:: SUPPLIED INFORMATION

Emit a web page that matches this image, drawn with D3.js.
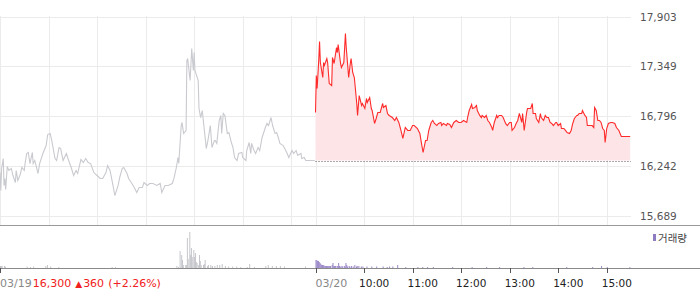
<!DOCTYPE html>
<html><head><meta charset="utf-8">
<script src="https://cdn.jsdelivr.net/npm/d3@7"></script>
<style>body{margin:0;background:#fff}svg{display:block}</style>
</head><body><svg id="c" width="700" height="289"></svg>
<script>
// ---- data ----
const yTicks = [15689, 16242, 16796, 17349, 17903];
const prevClose = 16300;
const changeValue = 360;
const changePct = 2.26;
const prevDateLabel = "03/19";
// minutes since 09:00 of 03/19 (03/20 09:00 = 390)
const gridMinutes = [0, 60, 120, 180, 240, 300, 360, 390, 450, 510, 570, 630, 690, 750];
const timeTickMinutes = [390, 450, 510, 570, 630, 690, 750];
const timeTickLabels = ["03/20", "10:00", "11:00", "12:00", "13:00", "14:00", "15:00"];

const day1Minutes = [
 0,1,2,4,5,6,7,9,11,14, 16,19,20,22,25,27,30,31,33,35,
 37,40,41,43,47,49,53,57,59,62, 64,68,70,73,75,78,82,84,88,91,
 94,96,100,103,106,109,112,116,120,124, 127,131,133,136,138,142,146,148,151,153,
 157,159,163,166,169,172,176,178,182,185, 189,194,198,200,204,208,213,215,218,220,
 221,224,225,227,230,231,232,235,237,239, 240,241,245,246,248,250,252,255,257,260,
 262,265,266,268,271,273,274,276,278,281, 283,286,288,290,293,295,299,300,304,305,
 308,310,311,314,316,319,321,324,328,330, 332,335,337,340,342,344,346,350,352,355,
 357,361,363,366,368,372,373,376,378,389];
const day1Prices = [
 16167,15967,16212,16323,16023,16101,15978,16234,16190,16212, 16134,16056,16190,16078,16145,16223,16190,16267,16379,16390,
 16267,16390,16267,16301,16156,16267,16379,16467,16590,16601, 16523,16323,16301,16445,16434,16301,16379,16323,16223,16134,
 16190,16156,16312,16279,16323,16279,16267,16167,16134,16101, 16101,16167,16245,16190,16101,15911,16023,16112,16212,16223,
 16156,16101,16045,16000,15945,16000,16000,16056,16023,16045, 16045,16023,16045,15945,16023,16023,16045,16101,16223,16334,
 16267,16690,16724,16601,16635,17413,17436,17191,17547,17302, 17502,17302,17191,16879,16779,16857,16690,16434,16523,16690,
 16445,16523,16523,16491,16746,16802,16601,16824,16802,16601, 16612,16501,16445,16334,16301,16379,16390,16334,16301,16412,
 16501,16379,16491,16412,16379,16445,16412,16557,16668,16713, 16690,16779,16690,16601,16612,16557,16491,16467,16434,16379,
 16334,16412,16379,16412,16357,16379,16323,16334,16301,16301];

const day2Minutes = [
 390,391,392,394,395,396,399,400,401,404, 405,407,410,411,413,416,417,418,421,422,
 425,427,428,431,433,434,436,438,441,442, 444,447,448,451,453,454,457,459,460,463,
 465,467,470,473,474,477,479,481,485,488, 490,493,495,498,501,504,507,510,512,516,
 519,521,523,526,528,530,533,535,537,540, 542,545,546,548,552,553,556,558,561,564,
 567,570,573,577,578,580,583,584,587,589, 590,593,595,596,599,601,603,605,608,609,
 611,614,615,617,620,622,625,627,630,632, 633,636,638,640,642,645,646,648,651,652,
 656,658,659,662,663,666,668,669,672,674, 676,678,680,682,684,687,688,690,693,694,
 697,699,701,704,706,708,710,713,714,716, 719,720,723,725,726,730,732,734,735,737,
 739,741,743,745,747,748,750,752,755,757, 760,762,765,768,779];
const day2Prices = [
 16835,17247,17102,17413,17625,17391,17224,17391,17358,17436, 17391,17158,17134,17447,17380,17558,17502,17591,17380,17336,
 17391,17714,17558,17224,17380,17436,17280,17224,16935,16802, 17024,16913,16935,16879,16991,16946,17002,16879,16857,16713,
 16768,16835,16835,16935,16891,16913,16824,16802,16779,16746, 16779,16724,16657,16546,16668,16635,16635,16690,16690,16657,
 16601,16491,16390,16523,16523,16635,16724,16746,16713,16690, 16713,16724,16690,16713,16690,16713,16701,16668,16724,16746,
 16724,16724,16746,16724,16779,16857,16924,16879,16891,16913, 16857,16802,16779,16802,16779,16802,16746,16724,16668,16635,
 16724,16802,16779,16802,16802,16779,16713,16690,16724,16724, 16635,16668,16713,16746,16824,16724,16824,16635,16835,16879,
 16879,16935,16824,16824,16768,16724,16824,16779,16746,16802, 16779,16779,16724,16713,16690,16724,16724,16690,16713,16657,
 16657,16635,16612,16601,16635,16713,16768,16802,16802,16824, 16824,16857,16802,16779,16690,16690,16690,16668,16891,16857,
 16746,16746,16724,16657,16635,16501,16657,16713,16724,16724, 16713,16668,16635,16568,16568];

const vol1Minutes = [0,1,2,5,6,33,37,41,56,58,62,72,138,142,218,220,222,224,225,226,229,230,231,232,234,235,236,237,239,240,241,242,243,245,246,247,248,251,252,253,256,257,260,262,265,268,271,274,278,282,287,292,297,305,308,314,328,331,336,341,346,351,377];
const vol1Values  = [20,20,20,20,15,15,10,15,20,30,15,10,10,10,20,10,170,130,80,30,30,30,300,90,360,130,200,110,180,110,150,60,50,30,130,70,30,30,40,80,20,30,30,20,20,30,30,40,20,15,15,15,10,10,40,10,20,30,20,20,20,15,15];
const vol2Minutes = [390,391,392,393,394,395,396,397,398,399,400,401,402,403,404,405,406,407,408,410,411,412,413,414,416,417,418,419,420,422,423,425,426,427,428,429,431,432,434,436,438,440,441,443,446,448,453,459,465,473,478,481,485,491,501,516,522,528,535,559,583,601,617,647,658,700,732,743,750,778];
const vol2Values  = [80,80,70,70,60,50,40,30,30,30,25,20,20,20,20,20,20,20,20,30,50,20,20,20,20,20,50,20,15,20,15,20,15,50,30,15,20,15,20,15,30,15,20,20,15,15,15,15,15,15,10,15,15,30,10,10,10,10,10,10,10,10,10,10,10,10,10,20,10,10];

// ---- scales ----
const svg = d3.select("#c");
const x = d3.scaleLinear().domain([0, 780]).range([0, 631]);
const y = d3.scaleLinear().domain([15689, 17903]).range([215.5, 16.5]);
const yv = d3.scaleLinear().domain([0, 430]).range([268, 225]);
const FONT = "'DejaVu Sans', sans-serif";

// grid
svg.append("g").selectAll("line").data(yTicks).join("line")
  .attr("x1", 0).attr("x2", 631).attr("y1", d => Math.round(y(d)) + 0.5).attr("y2", d => Math.round(y(d)) + 0.5)
  .attr("stroke", "#ebebeb");
svg.append("g").selectAll("line").data(gridMinutes).join("line")
  .attr("x1", d => Math.round(x(d)) + 0.5).attr("x2", d => Math.round(x(d)) + 0.5)
  .attr("y1", 16).attr("y2", 225).attr("stroke", "#ebebeb");

// day 2 area + baseline
const d2 = day2Minutes.map((m, i) => [m, day2Prices[i]]);
const d1 = day1Minutes.map((m, i) => [m, day1Prices[i]]);
svg.append("path").datum(d2)
  .attr("d", d3.area().x(d => x(d[0])).y0(y(prevClose)).y1(d => y(d[1])))
  .attr("fill", "#fde4e7");
svg.append("line").attr("x1", x(390)).attr("x2", x(780))
  .attr("y1", Math.round(y(prevClose)) + 0.5).attr("y2", Math.round(y(prevClose)) + 0.5)
  .attr("stroke", "#555").attr("stroke-dasharray", "1,2");

const line = d3.line().x(d => x(d[0])).y(d => y(d[1]));
svg.append("path").datum(d1).attr("d", line).attr("fill", "none")
  .attr("stroke", "#c9cacf").attr("stroke-width", 1.1);
svg.append("path").datum(d2).attr("d", line).attr("fill", "none")
  .attr("stroke", "#ff2b2b").attr("stroke-width", 1.1);

// right axis labels
svg.append("g").selectAll("text").data(yTicks).join("text")
  .attr("x", 640).attr("y", d => y(d) + 4)
  .attr("font-family", FONT).attr("font-size", 10.5).attr("fill", "#555")
  .text(d => d3.format(",")(d));

// panel borders
svg.append("line").attr("x1", 0).attr("x2", 700).attr("y1", 225.5).attr("y2", 225.5).attr("stroke", "#9a9a9a");
// volume bars
svg.append("g").selectAll("rect").data(vol1Minutes).join("rect")
  .attr("x", d => x(d)).attr("width", 1)
  .attr("y", (d, i) => yv(vol1Values[i])).attr("height", (d, i) => yv(0) - yv(vol1Values[i]))
  .attr("fill", "#c5c6cb");
svg.append("g").selectAll("rect").data(vol2Minutes).join("rect")
  .attr("x", d => x(d)).attr("width", 1)
  .attr("y", (d, i) => yv(vol2Values[i])).attr("height", (d, i) => yv(0) - yv(vol2Values[i]))
  .attr("fill", "#9a88c8");
svg.append("line").attr("x1", 0).attr("x2", 700).attr("y1", 268.5).attr("y2", 268.5).attr("stroke", "#8a8a8a");

// x ticks
svg.append("g").selectAll("line").data([0].concat(timeTickMinutes)).join("line")
  .attr("x1", d => Math.round(x(d)) + 0.5).attr("x2", d => Math.round(x(d)) + 0.5)
  .attr("y1", 268).attr("y2", 273).attr("stroke", "#555");

// x labels
svg.append("g").selectAll("text").data(timeTickMinutes).join("text")
  .attr("x", (d, i) => i === 0 ? x(d) : x(d) - 5).attr("y", 287)
  .attr("font-family", FONT).attr("font-size", (d, i) => i === 0 ? 11 : 10.5)
  .attr("fill", (d, i) => i === 0 ? "#888" : "#222")
  .text((d, i) => timeTickLabels[i]);

const info = svg.append("text").attr("x", 0).attr("y", 287)
  .attr("font-family", FONT).attr("font-size", 11);
info.append("tspan").attr("fill", "#888").text(prevDateLabel);
info.append("tspan").attr("fill", "#f02020").attr("dx", 1).text(d3.format(",")(prevClose));
info.append("tspan").attr("fill", "#f02020").attr("dx", 4).attr("font-size", 9).text("▲");
info.append("tspan").attr("fill", "#f02020").attr("dx", 1).text(changeValue);
info.append("tspan").attr("fill", "#f02020").attr("dx", 4).text("(+" + changePct.toFixed(2) + "%)");

// legend
svg.append("rect").attr("x", 653).attr("y", 234).attr("width", 3).attr("height", 7).attr("fill", "#8e7cc3");
svg.append("text").attr("x", 658).attr("y", 241.5)
  .attr("font-family", "'Noto Sans CJK KR', sans-serif").attr("font-size", 10.5).attr("fill", "#444")
  .text("거래량");
</script></body></html>
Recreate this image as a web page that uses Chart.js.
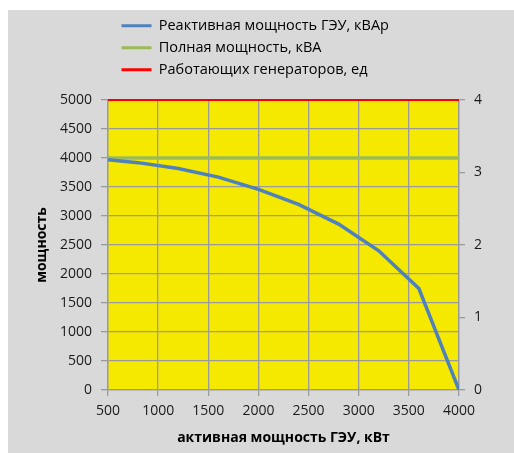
<!DOCTYPE html>
<html>
<head>
<meta charset="utf-8">
<script src="https://cdn.jsdelivr.net/npm/chart.js@4/dist/chart.umd.min.js"></script>
<style>
  html, body { margin: 0; padding: 0; background: #ffffff; }
  #wrap { width: 514px; height: 453px; position: relative; }
</style>
</head>
<body>
<div id="wrap"><canvas id="c" width="514" height="453"></canvas></div>
<script>
// ---- data ----
const activePower   = [500, 800, 1200, 1600, 2000, 2400, 2800, 3200, 3600, 4000];
const reactivePower = [3970, 3920, 3820, 3670, 3460, 3200, 2860, 2400, 1750, 0];
const fullPower     = [4000, 4000, 4000, 4000, 4000, 4000, 4000, 4000, 4000, 4000];
const generators    = [4, 4, 4, 4, 4, 4, 4, 4, 4, 4];
const seriesNames   = ['Реактивная мощность ГЭУ, кВАр', 'Полная мощность, кВА', 'Работающих генераторов, ед'];
const xTitle = 'активная мощность ГЭУ, кВт';
const yTitle = 'мощность';
const xTicks = [500, 1000, 1500, 2000, 2500, 3000, 3500, 4000];
const yTicks = [0, 500, 1000, 1500, 2000, 2500, 3000, 3500, 4000, 4500, 5000];
const y2Ticks = [0, 1, 2, 3, 4];

const toPoints = (xs, ys) => xs.map((x, i) => ({ x: x, y: ys[i] }));

const FONT = "'Open Sans', 'DejaVu Sans', sans-serif";
const GRID = '#9a9a9a';
const plain = v => String(v);

const bgPlugin = {
  id: 'bg',
  beforeDraw(chart) {
    const ctx = chart.ctx;
    ctx.save();
    ctx.fillStyle = '#ffffff';
    ctx.fillRect(0, 0, chart.width, chart.height);
    ctx.fillStyle = '#d9d9d9';
    ctx.fillRect(8, 10, chart.width - 8, chart.height - 10);
    const a = chart.chartArea;
    ctx.fillStyle = '#f5e900';
    ctx.fillRect(a.left, a.top, a.right - a.left, a.bottom - a.top);
    ctx.restore();
  },
  afterLayout(chart) {
    const lg = chart.legend;
    if (lg) { lg.left += 6; lg.right += 6; lg.top -= 13; lg.bottom -= 13; }
  }
};

new Chart(document.getElementById('c'), {
  type: 'line',
  data: {
    datasets: [
      { label: seriesNames[0], data: toPoints(activePower, reactivePower), borderColor: '#4f81bd', backgroundColor: '#4f81bd', borderWidth: 3.5, pointRadius: 0, tension: 0, yAxisID: 'y', order: 1 },
      { label: seriesNames[1], data: toPoints(activePower, fullPower), borderColor: '#9bbb59', backgroundColor: '#9bbb59', borderWidth: 3.5, pointRadius: 0, tension: 0, yAxisID: 'y', order: 2 },
      { label: seriesNames[2], data: toPoints(activePower, generators), borderColor: '#ff0000', backgroundColor: '#ff0000', borderWidth: 2, pointRadius: 0, tension: 0, yAxisID: 'y1', clip: false, order: 0 }
    ]
  },
  options: {
    responsive: false,
    animation: false,
    events: [],
    layout: { padding: { left: 25, top: 24, right: 0, bottom: 0 } },
    plugins: {
      tooltip: { enabled: false },
      legend: {
        display: true,
        position: 'top',
        align: 'start',
        fullSize: false,
        labels: {
          font: { family: FONT, size: 14.5 },
          color: '#000000',
          padding: 7.5,
          boxWidth: 30,
          boxHeight: 3,
          generateLabels(chart) {
            return chart.data.datasets.map((ds, i) => ({
              text: ds.label,
              fillStyle: ds.borderColor,
              strokeStyle: ds.borderColor,
              lineWidth: 0,
              hidden: false,
              datasetIndex: i
            }));
          }
        }
      }
    },
    scales: {
      x: {
        type: 'linear',
        min: 500, max: 4000,
        afterBuildTicks(s) { s.ticks = xTicks.map(v => ({ value: v })); },
        afterFit(s) { s.height = 63; },
        grid: { color: GRID, lineWidth: 1.3, tickLength: 6, drawTicks: true },
        border: { color: GRID, width: 1.3 },
        ticks: { font: { family: FONT, size: 14 }, color: '#1a1a1a', padding: 7, maxRotation: 0, callback: plain },
        title: { display: true, text: xTitle, font: { family: FONT, size: 14, weight: 'bold' }, color: '#000000', padding: { top: 0, bottom: 7 } }
      },
      y: {
        type: 'linear',
        position: 'left',
        min: 0, max: 5000,
        afterBuildTicks(s) { s.ticks = yTicks.map(v => ({ value: v })); },
        afterFit(s) { s.width = 83; },
        grid: { color: GRID, lineWidth: 1.3, tickLength: 7 },
        border: { color: GRID, width: 1.3 },
        ticks: { font: { family: FONT, size: 14 }, color: '#1a1a1a', padding: 9, callback: plain },
        title: { display: true, text: yTitle, font: { family: FONT, size: 14, weight: 'bold' }, color: '#000000', padding: { top: 9, bottom: 0 } }
      },
      y1: {
        type: 'linear',
        position: 'right',
        min: 0, max: 4,
        afterBuildTicks(s) { s.ticks = y2Ticks.map(v => ({ value: v })); },
        afterFit(s) { s.width = 55; },
        grid: { drawOnChartArea: false, color: GRID, lineWidth: 1.3, tickLength: 6 },
        border: { color: GRID, width: 1.3 },
        ticks: { font: { family: FONT, size: 14 }, color: '#1a1a1a', padding: 9, callback: plain }
      }
    }
  },
  plugins: [bgPlugin]
});
</script>
</body>
</html>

::::

What is the number of lines in the data above that include the word "image"? Answer with that number only.

2